The petitioners took to court the DENR, Ebdane, Zambales province, Mines and Geosciences Bureau, Provincial Mining Regulatory Board (PMRB), Philippine National Police, Department of the Interior and Local Government (DILG) and Environment Secretary Ramon Paje, as well as Camilo Esico, who has a small-scale mining permit (SSMP) in 2010 effective for two years and another SSMP in 2012, which is good until 2014.
The petitioners were Masinloc residents Robert Escobar, Anthony Fernandez, Geregorio Saga-oc, Noel Tabudlo, Rogelio Castillo Sr., Audy Panganiban, Manuel Mantolino, Melvin Orias, Robert Conejos and Mario Diaz Jr.
In their petition, they said Ebdane granted Esico permits in an area that was not declared and delineated as a People’s Small-Scale Mining Area (PSSMA).
Aside from Esico, Ebdane had issued 93 other SSMPs in just one day on July 12, 2011.
Ebdane invoked Presidential Decree No. 1899 in issuing the permits but the petitioners said PD 1899 has been repealed by the People’s Small-Scale Mining Act of 1991 (Republic Act No. 7076).
According to the law, small-scale mining operations should be allowed only within the declared PSSMA or Minahang Bayan. The law repealed PD 1899 which was issued in January 1984.
“Notwithstanding the repeal of PD 1899 by RA 7076, the public respondents—especially respondents Ebdane, PMRB, DENR and the DENR secretary—continue to apply PD 1899 by issuing or allowing the issuance of small-scale mining permits pursuant to the provisions of the said repealed law,” the petitioners said.

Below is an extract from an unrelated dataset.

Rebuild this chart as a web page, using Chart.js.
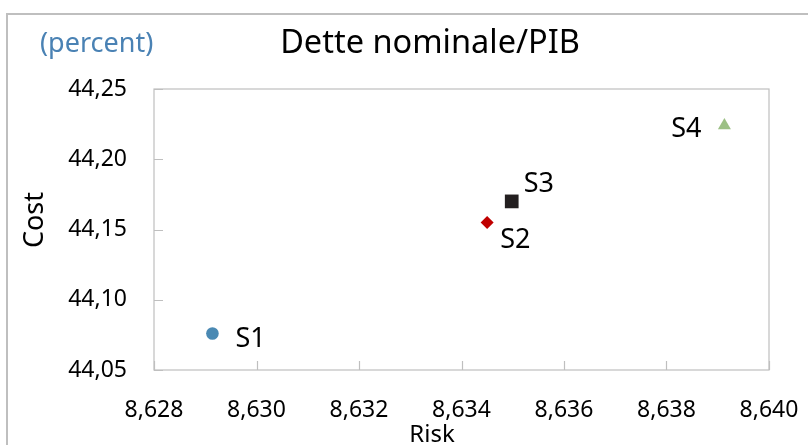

But they said the DENR issued a memorandum circular wherein it declared that both PD 1899 and RA 7076 are “valid and subsisting side by side.”
“Without any authority whatsoever, respondent DENR harmonized both laws by mandating that RA 7076 governs small-scale mining in areas declared as PSSMAs, while PD 1899 governs small-scale mining in areas not declared as PSSMAs,” they said.
The petitioners said the DENR then allowed small-scale mining in areas outside of PSSMAs when the “clear mandate of Congress when it enacted RA 7076 was to exclusively confine small-scale mining only in PSSMA-declared sites.”